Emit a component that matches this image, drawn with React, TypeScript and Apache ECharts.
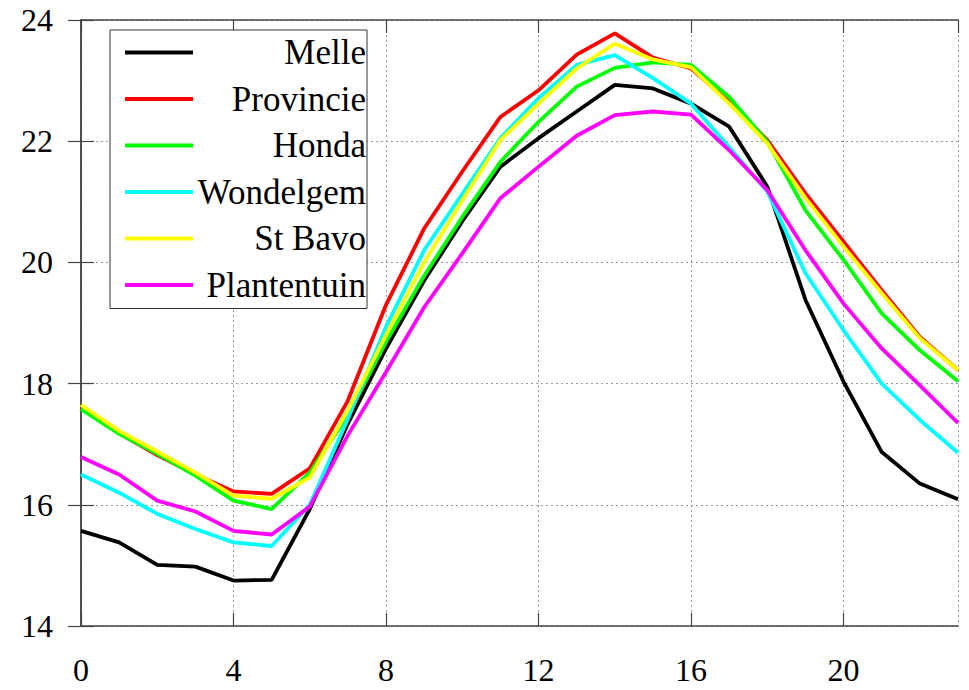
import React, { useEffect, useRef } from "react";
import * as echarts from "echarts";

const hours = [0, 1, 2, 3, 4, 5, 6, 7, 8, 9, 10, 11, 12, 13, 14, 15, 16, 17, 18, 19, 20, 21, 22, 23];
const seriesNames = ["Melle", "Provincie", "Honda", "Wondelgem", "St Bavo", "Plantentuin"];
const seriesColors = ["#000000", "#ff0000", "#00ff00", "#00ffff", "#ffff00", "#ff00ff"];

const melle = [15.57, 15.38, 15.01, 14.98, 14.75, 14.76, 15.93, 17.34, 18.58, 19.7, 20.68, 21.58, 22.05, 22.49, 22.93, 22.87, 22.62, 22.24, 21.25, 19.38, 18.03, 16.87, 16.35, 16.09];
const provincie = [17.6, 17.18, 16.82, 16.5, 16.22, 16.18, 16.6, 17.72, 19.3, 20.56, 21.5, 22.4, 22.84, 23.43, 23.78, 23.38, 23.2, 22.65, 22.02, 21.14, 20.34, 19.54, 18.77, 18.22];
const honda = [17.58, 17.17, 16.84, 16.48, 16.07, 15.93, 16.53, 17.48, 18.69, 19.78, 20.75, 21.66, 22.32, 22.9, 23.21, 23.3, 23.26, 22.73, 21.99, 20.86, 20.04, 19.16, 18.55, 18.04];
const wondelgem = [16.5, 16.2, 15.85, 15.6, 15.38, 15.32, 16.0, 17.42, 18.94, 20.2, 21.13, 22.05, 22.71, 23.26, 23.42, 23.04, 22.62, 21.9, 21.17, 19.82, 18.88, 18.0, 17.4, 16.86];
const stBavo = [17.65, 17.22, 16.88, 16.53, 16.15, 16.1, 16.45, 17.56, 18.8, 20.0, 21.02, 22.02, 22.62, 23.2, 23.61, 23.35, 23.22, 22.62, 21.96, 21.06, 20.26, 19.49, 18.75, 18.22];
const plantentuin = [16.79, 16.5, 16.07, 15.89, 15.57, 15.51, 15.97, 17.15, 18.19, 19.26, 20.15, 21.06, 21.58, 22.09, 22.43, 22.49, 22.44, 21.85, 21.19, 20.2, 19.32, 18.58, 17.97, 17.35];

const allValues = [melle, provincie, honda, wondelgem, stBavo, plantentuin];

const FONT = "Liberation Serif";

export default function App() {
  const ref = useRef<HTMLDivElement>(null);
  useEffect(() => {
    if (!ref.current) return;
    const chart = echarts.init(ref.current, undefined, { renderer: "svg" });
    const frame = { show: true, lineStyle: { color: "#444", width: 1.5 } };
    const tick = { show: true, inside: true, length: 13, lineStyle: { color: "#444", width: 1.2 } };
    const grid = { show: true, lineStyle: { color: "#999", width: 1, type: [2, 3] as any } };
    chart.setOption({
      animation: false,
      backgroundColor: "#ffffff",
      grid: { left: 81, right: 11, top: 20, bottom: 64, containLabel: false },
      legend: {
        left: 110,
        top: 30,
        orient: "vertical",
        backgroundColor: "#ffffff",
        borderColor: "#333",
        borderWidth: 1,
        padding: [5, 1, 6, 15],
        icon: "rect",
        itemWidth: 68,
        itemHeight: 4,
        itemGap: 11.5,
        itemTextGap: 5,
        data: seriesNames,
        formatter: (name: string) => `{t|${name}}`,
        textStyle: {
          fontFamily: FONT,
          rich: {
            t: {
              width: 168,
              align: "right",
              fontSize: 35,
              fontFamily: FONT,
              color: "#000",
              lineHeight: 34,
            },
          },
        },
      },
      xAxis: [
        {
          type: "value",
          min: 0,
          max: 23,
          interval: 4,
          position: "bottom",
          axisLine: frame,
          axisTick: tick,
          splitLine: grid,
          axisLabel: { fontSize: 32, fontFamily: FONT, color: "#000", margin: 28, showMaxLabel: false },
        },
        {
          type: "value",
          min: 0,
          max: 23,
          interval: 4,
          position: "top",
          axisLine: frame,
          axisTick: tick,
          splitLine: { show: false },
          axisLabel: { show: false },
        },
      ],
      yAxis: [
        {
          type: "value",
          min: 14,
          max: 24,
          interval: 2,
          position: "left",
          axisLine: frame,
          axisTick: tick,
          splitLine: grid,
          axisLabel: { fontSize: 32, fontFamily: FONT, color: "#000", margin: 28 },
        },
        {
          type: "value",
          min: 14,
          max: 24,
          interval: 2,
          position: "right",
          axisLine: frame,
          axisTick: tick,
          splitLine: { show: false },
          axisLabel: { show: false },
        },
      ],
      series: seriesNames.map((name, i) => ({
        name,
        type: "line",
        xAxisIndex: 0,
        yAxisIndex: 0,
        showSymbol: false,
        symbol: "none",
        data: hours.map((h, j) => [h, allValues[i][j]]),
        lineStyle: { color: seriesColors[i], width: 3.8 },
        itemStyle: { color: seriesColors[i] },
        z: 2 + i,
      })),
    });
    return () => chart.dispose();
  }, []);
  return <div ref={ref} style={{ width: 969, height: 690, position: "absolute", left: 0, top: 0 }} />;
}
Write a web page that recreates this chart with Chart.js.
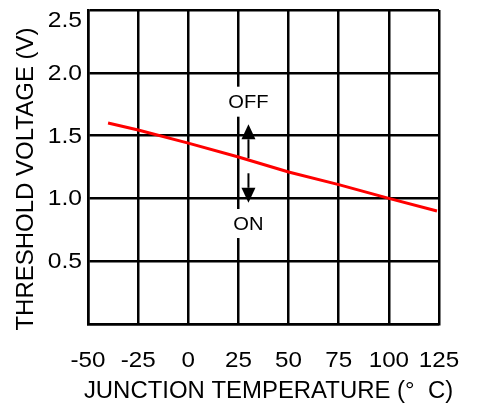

----

Leave out the pictures. Transcribe only the lines above, from the first through the one that contains "import * as".

• Solution for this task
Emit a component that matches this image, drawn with React, TypeScript and Apache ECharts.
import React, { useEffect, useRef } from "react";
import * as echarts from "echarts";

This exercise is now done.